Plotting code records:

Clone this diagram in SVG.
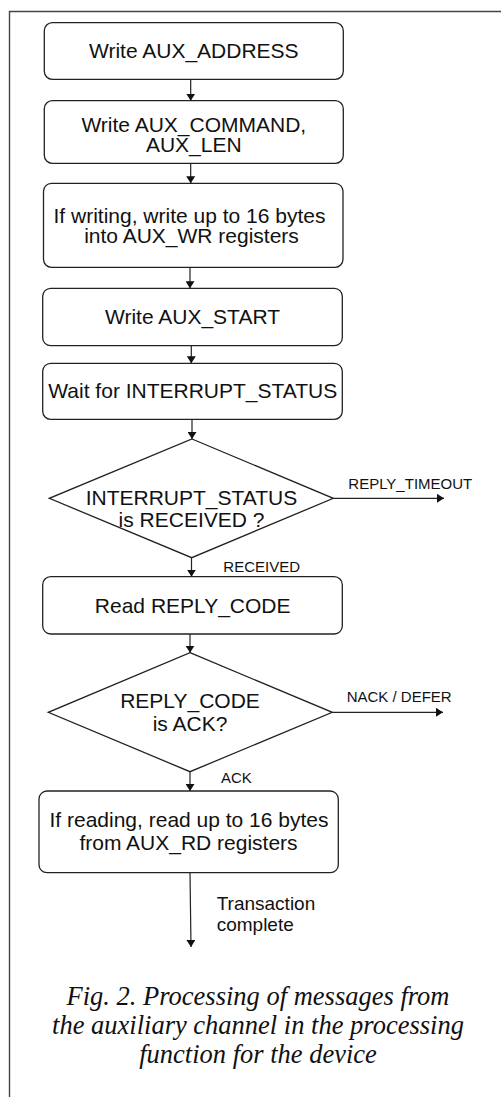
<svg xmlns="http://www.w3.org/2000/svg" width="501" height="1097" viewBox="0 0 501 1097">
<style>
.node{fill:#fff;stroke:#222;stroke-width:1.3}
.t{font-family:"Liberation Sans",Arial,sans-serif;font-size:21px;fill:#111;text-anchor:middle}
.l{font-family:"Liberation Sans",Arial,sans-serif;font-size:15px;fill:#111}
.lb{font-family:"Liberation Sans",Arial,sans-serif;font-size:19px;fill:#111}
.c{font-family:"Liberation Serif","Times New Roman",serif;font-style:italic;font-size:26.5px;fill:#111;text-anchor:middle}
.e{stroke:#222;stroke-width:1.2;fill:none;marker-end:url(#ah)}
</style>
<defs>
<marker id="ah" viewBox="0 0 10 10" refX="10" refY="5" markerWidth="7" markerHeight="9" markerUnits="userSpaceOnUse" orient="auto" preserveAspectRatio="none">
<path d="M0,0 L10,5 L0,10 z" fill="#111"/>
</marker>
</defs>
<rect width="501" height="1097" fill="#fff"/>
<path d="M9.5,1097 V11.5 H501" fill="none" stroke="#444" stroke-width="1.4"/>
<g id="n1"><rect class="node" x="44.3" y="22.7" width="299" height="56.6" rx="8"/><text class="t" x="193.8" y="58.3">Write AUX_ADDRESS</text></g>
<g id="n2"><rect class="node" x="44.3" y="100.7" width="299" height="62.6" rx="8"/><text class="t" x="193.8" y="132.3">Write AUX_COMMAND,</text><text class="t" x="193.8" y="151.7">AUX_LEN</text></g>
<g id="n3"><rect class="node" x="43.5" y="183.3" width="299.5" height="84" rx="8"/><text class="t" x="189.5" y="223.3">If writing, write up to 16 bytes</text><text class="t" x="191.5" y="243.3">into AUX_WR registers</text></g>
<g id="n4"><rect class="node" x="42.7" y="288.3" width="299.6" height="57.4" rx="8"/><text class="t" x="192.5" y="324">Write AUX_START</text></g>
<g id="n5"><rect class="node" x="42.7" y="363.3" width="299.6" height="56" rx="8"/><text class="t" x="192.8" y="397.7">Wait for INTERRUPT_STATUS</text></g>
<g id="d1"><path class="node" d="M192,439 L333.3,498.3 L191.7,557.7 L49.3,498.3 Z"/><text class="t" x="191.5" y="505">INTERRUPT_STATUS</text><text class="t" x="191.5" y="527.3">is RECEIVED ?</text></g>
<g id="n6"><rect class="node" x="42.7" y="576.7" width="299.6" height="57.3" rx="8"/><text class="t" x="192.7" y="612.7">Read REPLY_CODE</text></g>
<g id="d2"><path class="node" d="M190,652.7 L332.3,712.3 L190,771.7 L48.3,712.3 Z"/><text class="t" x="190" y="708.3">REPLY_CODE</text><text class="t" x="190" y="730.7">is ACK?</text></g>
<g id="n7"><rect class="node" x="39" y="791" width="299.3" height="81.7" rx="8"/><text class="t" x="189" y="826.7">If reading, read up to 16 bytes</text><text class="t" x="188.5" y="850">from AUX_RD registers</text></g>
<g id="edges">
<line class="e" x1="190.7" y1="79.3" x2="190.7" y2="100.7"/>
<line class="e" x1="190.7" y1="163.3" x2="190.7" y2="183.3"/>
<line class="e" x1="190" y1="267.3" x2="190" y2="288.3"/>
<line class="e" x1="191.3" y1="345.7" x2="191.3" y2="363.3"/>
<line class="e" x1="192" y1="419.3" x2="192" y2="439"/>
<line class="e" x1="333.3" y1="498.3" x2="444" y2="498.3"/>
<line class="e" x1="191.5" y1="557.7" x2="191.5" y2="576.7"/>
<line class="e" x1="190" y1="634" x2="190" y2="652.7"/>
<line class="e" x1="332.3" y1="712.3" x2="443" y2="712.3"/>
<line class="e" x1="190" y1="771.7" x2="190" y2="791"/>
<line class="e" x1="190" y1="872.7" x2="191" y2="947"/>
<text class="l" x="348.3" y="489.3">REPLY_TIMEOUT</text>
<text class="l" x="223.3" y="572.3">RECEIVED</text>
<text class="l" x="346.7" y="701.7">NACK / DEFER</text>
<text class="l" x="221" y="783.3">ACK</text>
<text class="lb" x="216.7" y="910">Transaction</text>
<text class="lb" x="216.7" y="931">complete</text>
</g>
<g id="caption">
<text class="c" x="258" y="1005">Fig. 2. Processing of messages from</text>
<text class="c" x="258" y="1034">the auxiliary channel in the processing</text>
<text class="c" x="258" y="1063">function for the device</text>
</g>
</svg>
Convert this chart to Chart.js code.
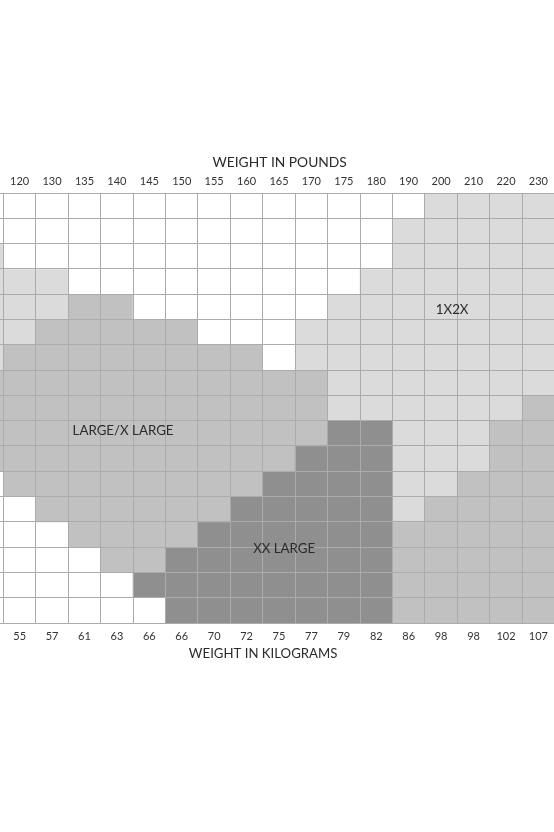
<!DOCTYPE html>
<html lang="en">
<head>
<meta charset="UTF-8">
<title>Size Chart</title>
<script src="https://cdn.jsdelivr.net/npm/chart.js"></script>
<style>
    html, body { margin: 0; padding: 0; background: #fff; overflow: hidden; }
    /* the grid runs past both edges of the picture, so the canvas is a bit wider */
    .chart-wrap { position: absolute; left: -29px; top: 0; width: 616px; height: 832px; }
</style>
</head>
<body>
<div class="chart-wrap"><canvas id="sizeChart"></canvas></div>
<script>
// Weight in pounds (top axis)
const poundLabels = ['120', '130', '135', '140', '145', '150', '155', '160', '165', '170', '175', '180', '190', '200', '210', '220', '230'];
// Weight in kilograms (bottom axis)
const kgLabels = ['55', '57', '61', '63', '66', '66', '70', '72', '75', '77', '79', '82', '86', '98', '98', '102', '107'];

// One string per row, top to bottom, one letter per column.
// First and last letters are the cut-off columns at the picture edges.
// W = no size, P = 1X2X, L = LARGE/X LARGE, X = XX LARGE
const sizeRows = [
    'WWWWWWWWWWWWWWPPPPP',
    'WWWWWWWWWWWWWPPPPPP',
    'PWWWWWWWWWWWWPPPPPP',
    'PPPWWWWWWWWWPPPPPPP',
    'PPPLLWWWWWWPPPPPPPP',
    'PPLLLLLWWWPPPPPPPPP',
    'PLLLLLLLLWPPPPPPPPP',
    'LLLLLLLLLLLPPPPPPPP',
    'LLLLLLLLLLLPPPPPPLL',
    'LLLLLLLLLLLXXPPPLLL',
    'LLLLLLLLLLXXXPPPLLL',
    'WLLLLLLLLXXXXPPLLLL',
    'WWLLLLLLXXXXXPLLLLL',
    'WWWLLLLXXXXXXLLLLLL',
    'WWWWLLXXXXXXXLLLLLL',
    'WWWWWXXXXXXXXLLLLLL',
    'WWWWWWXXXXXXXLLLLLL'
];

const sizeColors = { W: '#ffffff', P: '#dbdbdb', L: '#c1c1c1', X: '#8f8f8f' };
const gridColor = '#ababab';
const textColor = '#2b2b2b';

// Text on the chart, placed in grid units (columns from the 120 column, rows from the top)
const notes = [
    { text: 'WEIGHT IN POUNDS', col: 8.52, row: -1.19, size: 13.8 },
    { text: 'WEIGHT IN KILOGRAMS', col: 8.01, row: 18.23, size: 13.2 },
    { text: '1X2X', col: 13.84, row: 4.63, size: 13.3 },
    { text: 'LARGE/X LARGE', col: 3.69, row: 9.41, size: 13.3 },
    { text: 'XX LARGE', col: 8.66, row: 14.08, size: 13.3 }
];

const xLabels = [''].concat(poundLabels, ['']);
const x2Labels = [''].concat(kgLabels, ['']);

const datasets = sizeRows.map((row, r) => ({
    label: 'row ' + (r + 1),
    data: row.split('').map(() => [r, r + 1]),
    backgroundColor: row.split('').map(c => sizeColors[c]),
    borderWidth: 0,
    barPercentage: 1,
    categoryPercentage: 1,
    grouped: false
}));

const notesPlugin = {
    id: 'notes',
    afterDraw(chart) {
        const ctx = chart.ctx;
        const xs = chart.scales.x;
        const ys = chart.scales.y;
        const colW = xs.getPixelForValue(2) - xs.getPixelForValue(1);
        const left = xs.getPixelForValue(1) - colW / 2;
        const rowH = ys.getPixelForValue(1) - ys.getPixelForValue(0);
        const top = ys.getPixelForValue(0);
        ctx.save();
        ctx.fillStyle = textColor;
        ctx.textAlign = 'center';
        ctx.textBaseline = 'middle';
        notes.forEach(n => {
            ctx.font = n.size + 'px Lato';
            ctx.fillText(n.text, left + n.col * colW, top + n.row * rowH);
        });
        ctx.restore();
    }
};

const tickFont = { family: 'Lato', size: 11 };

new Chart(document.getElementById('sizeChart'), {
    type: 'bar',
    data: { labels: xLabels, datasets: datasets },
    options: {
        responsive: true,
        maintainAspectRatio: false,
        animation: false,
        layout: { padding: 0 },
        plugins: {
            legend: { display: false },
            tooltip: { enabled: false }
        },
        scales: {
            x: {
                position: 'top',
                offset: true,
                grid: { offset: true, color: gridColor, drawTicks: false, z: 1 },
                border: { color: gridColor, z: 1 },
                ticks: { padding: 5, font: tickFont, color: '#333', maxRotation: 0, autoSkip: false },
                afterFit: s => { s.height = 193; }
            },
            x2: {
                type: 'category',
                position: 'bottom',
                labels: x2Labels,
                offset: true,
                grid: { display: false, drawTicks: false },
                border: { display: false },
                ticks: { padding: 7, font: tickFont, color: '#333', maxRotation: 0, autoSkip: false },
                afterFit: s => { s.height = 209; }
            },
            y: {
                type: 'linear',
                reverse: true,
                min: 0,
                max: 17,
                grid: { color: gridColor, drawTicks: false, z: 1 },
                border: { display: false },
                ticks: { display: false, stepSize: 1 },
                afterFit: s => { s.width = 0; }
            }
        }
    },
    plugins: [notesPlugin]
});
</script>
</body>
</html>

### [WHAT YOU ARE ASKED TO DO]
Determine the number of lines in the records that include the string "this", and respond with that number only.

### [CORRECT ANSWER]
2